Staggering Cost of Big Pharma’s Patent Thickets

  • A new report from Matrix Global Advisors and commissioned by the Coalition for Affordable Prescription Drugs, “Patent Thickets and Lost Drug Savings,” examines the cost of Big Pharma’s use of ‘patent thickets’ on patients and the U.S. healthcare system.
  • The report quantifies the one-year cost of lost savings on five brand name drugs around which Big Pharma has built especially egregious patent thickets: AbbVie’s autoimmune drug Humira and oncology drug Imbruvica, Regeneron’s ophthalmology drug Eylea, Amgen’s autoimmune drug Enbrel, and Bristol Myers Squibb’s oncology drug Opdivo.
  • Based on these calculations, the one-year cost of delayed competition from patent thickets on these five drugs would range from $1.8 billion to $7.6 billion. The one-year cost of each of these brand name drugs on the U.S. health care system due to their patent thickets is:
  • $7.6 billion for Humira
  • $3.1 billion for Imbruvica
  • $2.5 billion for Eylea
  • $1.9 billion for Enbrel
  • $1.8 billion for Opdivo

A Recent Case Study in Big Pharma’s Patent Greed: Keytruda

  • In December, Big Pharma giant Merck announced that it will seek new patents on its blockbuster cancer drug Keytruda, which last year brought in over $17 billion for the company.
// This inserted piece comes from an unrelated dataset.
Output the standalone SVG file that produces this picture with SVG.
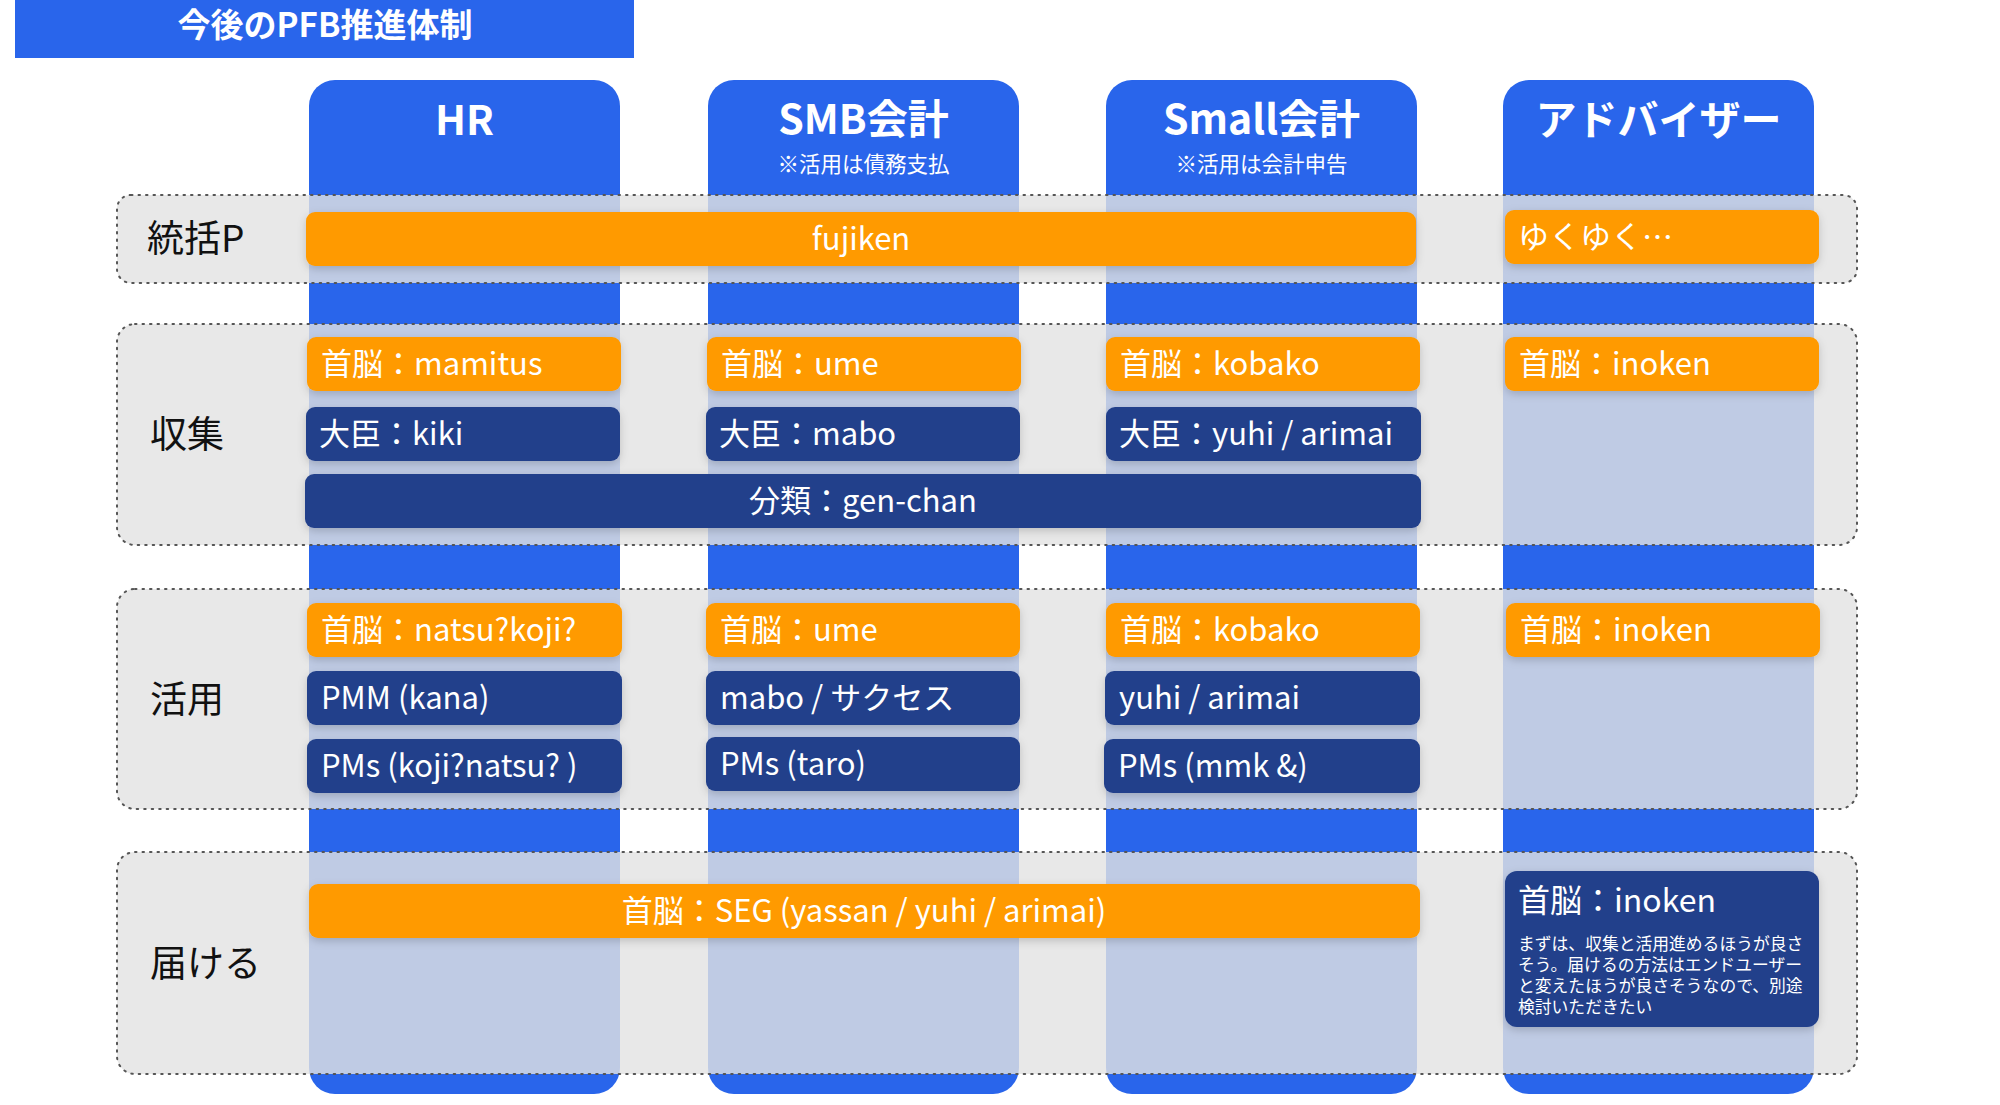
<svg xmlns="http://www.w3.org/2000/svg" width="2000" height="1105" viewBox="0 0 2000 1105">
<style>
text{font-family:"Noto Sans CJK JP","Noto Sans",sans-serif;}
.col{fill:#2965eb;}
.band{fill:#e3e3e3;fill-opacity:0.81;stroke:#555;stroke-width:2;stroke-dasharray:1.5 6;stroke-linecap:round;}
.or{fill:#ff9a00;filter:url(#sh);}
.nv{fill:#22408b;filter:url(#sh);}
.bt{fill:#fff;font-size:31px;dominant-baseline:central;}
.hd{fill:#fff;font-size:41px;font-weight:700;text-anchor:middle;}
.sub{fill:#fff;font-size:21.5px;text-anchor:middle;}
.lb{fill:#111;font-size:37px;dominant-baseline:central;}
.mid{text-anchor:middle;}
</style>
<defs>
<filter id="sh" x="-10%" y="-30%" width="120%" height="170%">
<feDropShadow dx="0" dy="3" stdDeviation="4" flood-color="#000" flood-opacity="0.18"/>
</filter>
</defs>
<rect width="2000" height="1105" fill="#fff"/>
<g id="title">
<rect x="15" y="0" width="619" height="58" fill="#2965eb"/>
<text x="325" y="23" fill="#fff" font-size="33" font-weight="700" text-anchor="middle" dominant-baseline="central">今後のPFB推進体制</text>
</g>
<g id="columns">
<g id="col-hr"><rect class="col" x="309" y="80" width="311" height="1014" rx="26"/><text class="hd" x="464.5" y="135">HR</text></g>
<g id="col-smb"><rect class="col" x="708" y="80" width="311" height="1014" rx="26"/><text class="hd" x="863.5" y="134">SMB会計</text><text class="sub" x="863.5" y="172">※活用は債務支払</text></g>
<g id="col-small"><rect class="col" x="1106" y="80" width="311" height="1014" rx="26"/><text class="hd" x="1261.5" y="134">Small会計</text><text class="sub" x="1261.5" y="172">※活用は会計申告</text></g>
<g id="col-adv"><rect class="col" x="1503" y="80" width="311" height="1014" rx="26"/><text class="hd" x="1658.5" y="135">アドバイザー</text></g>
</g>
<g id="bands">
<g id="band-tokatsu"><rect class="band" x="117" y="195" width="1740" height="88" rx="14"/><text class="lb" x="147" y="236">統括P</text></g>
<g id="band-shushu"><rect class="band" x="117" y="324" width="1740" height="221" rx="18"/><text class="lb" x="150" y="432">収集</text></g>
<g id="band-katsuyo"><rect class="band" x="117" y="589" width="1740" height="220" rx="18"/><text class="lb" x="150" y="697">活用</text></g>
<g id="band-todokeru"><rect class="band" x="117" y="852" width="1740" height="222" rx="18"/><text class="lb" x="150" y="961">届ける</text></g>
</g>
<g id="connectors"></g>
<g id="nodes">
<g id="n-fujiken"><rect class="or" x="306" y="212" width="1110" height="54" rx="9"/><text class="bt mid" x="861" y="236">fujiken</text></g>
<g id="n-yukuyuku"><rect class="or" x="1505" y="210" width="314" height="54" rx="9"/><text class="bt" x="1518" y="234">ゆくゆく…</text></g>

<g id="n-hr-s1"><rect class="or" x="307" y="337" width="314" height="54" rx="9"/><text class="bt" x="321" y="361">首脳：mamitus</text></g>
<g id="n-smb-s1"><rect class="or" x="707" y="337" width="314" height="54" rx="9"/><text class="bt" x="721" y="361">首脳：ume</text></g>
<g id="n-small-s1"><rect class="or" x="1106" y="337" width="314" height="54" rx="9"/><text class="bt" x="1120" y="361">首脳：kobako</text></g>
<g id="n-adv-s1"><rect class="or" x="1505" y="337" width="314" height="54" rx="9"/><text class="bt" x="1519" y="361">首脳：inoken</text></g>

<g id="n-hr-d"><rect class="nv" x="306" y="407" width="314" height="54" rx="9"/><text class="bt" x="319" y="431">大臣：kiki</text></g>
<g id="n-smb-d"><rect class="nv" x="706" y="407" width="314" height="54" rx="9"/><text class="bt" x="719" y="431">大臣：mabo</text></g>
<g id="n-small-d"><rect class="nv" x="1106" y="407" width="315" height="54" rx="9"/><text class="bt" x="1119" y="431">大臣：yuhi / arimai</text></g>
<g id="n-bunrui"><rect class="nv" x="305" y="474" width="1116" height="54" rx="9"/><text class="bt mid" x="863" y="498">分類：gen-chan</text></g>

<g id="n-hr-k1"><rect class="or" x="307" y="603" width="315" height="54" rx="9"/><text class="bt" x="321" y="627">首脳：natsu?koji?</text></g>
<g id="n-smb-k1"><rect class="or" x="706" y="603" width="314" height="54" rx="9"/><text class="bt" x="720" y="627">首脳：ume</text></g>
<g id="n-small-k1"><rect class="or" x="1106" y="603" width="314" height="54" rx="9"/><text class="bt" x="1120" y="627">首脳：kobako</text></g>
<g id="n-adv-k1"><rect class="or" x="1506" y="603" width="314" height="54" rx="9"/><text class="bt" x="1520" y="627">首脳：inoken</text></g>

<g id="n-hr-k2"><rect class="nv" x="307" y="671" width="315" height="54" rx="9"/><text class="bt" x="321" y="695">PMM (kana)</text></g>
<g id="n-smb-k2"><rect class="nv" x="706" y="671" width="314" height="54" rx="9"/><text class="bt" x="720" y="695">mabo / サクセス</text></g>
<g id="n-small-k2"><rect class="nv" x="1105" y="671" width="315" height="54" rx="9"/><text class="bt" x="1119" y="695">yuhi / arimai</text></g>

<g id="n-hr-k3"><rect class="nv" x="307" y="739" width="315" height="54" rx="9"/><text class="bt" x="321" y="763">PMs (koji?natsu? )</text></g>
<g id="n-smb-k3"><rect class="nv" x="706" y="737" width="314" height="54" rx="9"/><text class="bt" x="720" y="761">PMs (taro)</text></g>
<g id="n-small-k3"><rect class="nv" x="1104" y="739" width="316" height="54" rx="9"/><text class="bt" x="1118" y="763">PMs (mmk &amp;)</text></g>

<g id="n-seg"><rect class="or" x="309" y="884" width="1111" height="54" rx="9"/><text class="bt mid" x="864" y="908">首脳：SEG (yassan / yuhi / arimai)</text></g>
<g id="n-adv-t"><rect class="nv" x="1505" y="871" width="314" height="156" rx="12"/>
<text fill="#fff" font-size="32" x="1518" y="898" dominant-baseline="central">首脳：inoken</text>
<text fill="#fff" font-size="16.8"><tspan x="1518" y="950">まずは、収集と活用進めるほうが良さ</tspan><tspan x="1518" y="971">そう。届けるの方法はエンドユーザー</tspan><tspan x="1518" y="992">と変えたほうが良さそうなので、別途</tspan><tspan x="1518" y="1013">検討いただきたい</tspan></text>
</g>
</g>
</svg>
According to reporting from Reuters, Merck is seeking “to patent a new formulation of its $20 billion cancer immunotherapy Keytruda that can be injected under the skin, allowing it to protect its best-selling drug from competition expected as soon as 2028.”
  • This is just the latest example of a strategy Big Pharma companies have used repeatedly to extend their monopolies on blockbuster products – filing for patents for changes such as intake method or dosage that don’t represent truly new innovations or improve clinical benefits for patients. This enables Big Pharma to add to patent thickets designed to block competition from more affordable alternatives, keep drug prices high and boost profits.
  • Shailender Bhatia, an oncologist at the Fred Hutchinson Cancer Center in Seattle said, “I don’t think it’s going to improve the safety or the effectiveness of the drug.”
  • “It’s the way the pharmaceutical companies now use that system — it’s all about taking up as much space as possible, making it difficult for anybody to enter,” Tahir Amin, co-founder of Initiative for Medicines, Access & Knowledge (I-MAK), said in Reuters coverage of the move. “Keytruda is going to be the next Humira by all accounts.”
  • According to research from I-MAK, Merck has filed for 129 patent applications on Keytruda – more than half of which were filed after the drug’s initial approval by the U.S. Food and Drug Administration (FDA). The Big Pharma company has been granted 53 patents on this one drug.
  • I-MAK estimates that Americans will spend at least $137 billion on Keytruda while the drug faces no competition due to its extended exclusivity that already totals more than eight years — without reflecting the added impact of the Big Pharma giant’s new patent strategy.

Targeting Blockbuster Products for Patent Abuse

  • And a May 2022 study published in JAMA Health Forum revealed how brand name drug companies target their most profitable products for reformulation to extend monopolies and prohibit generic competition from entering the market.
  • The results of the study showed that “of 206 brand-name drugs approved in tablet or capsule form by the U.S. Food and Drug Administration between 1995 and 2010, approval of new formulations was four times more likely among blockbuster drugs.”
  • The study also found that drug makers sought to pursue new formulations, “less frequently once generic competitors entered the market.”

Lawmakers should reject Big Pharma’s blame game and focus on solutions to hold brand name drug companies accountable for the industry’s price hikes, out-of-control launch prices and patent abuse.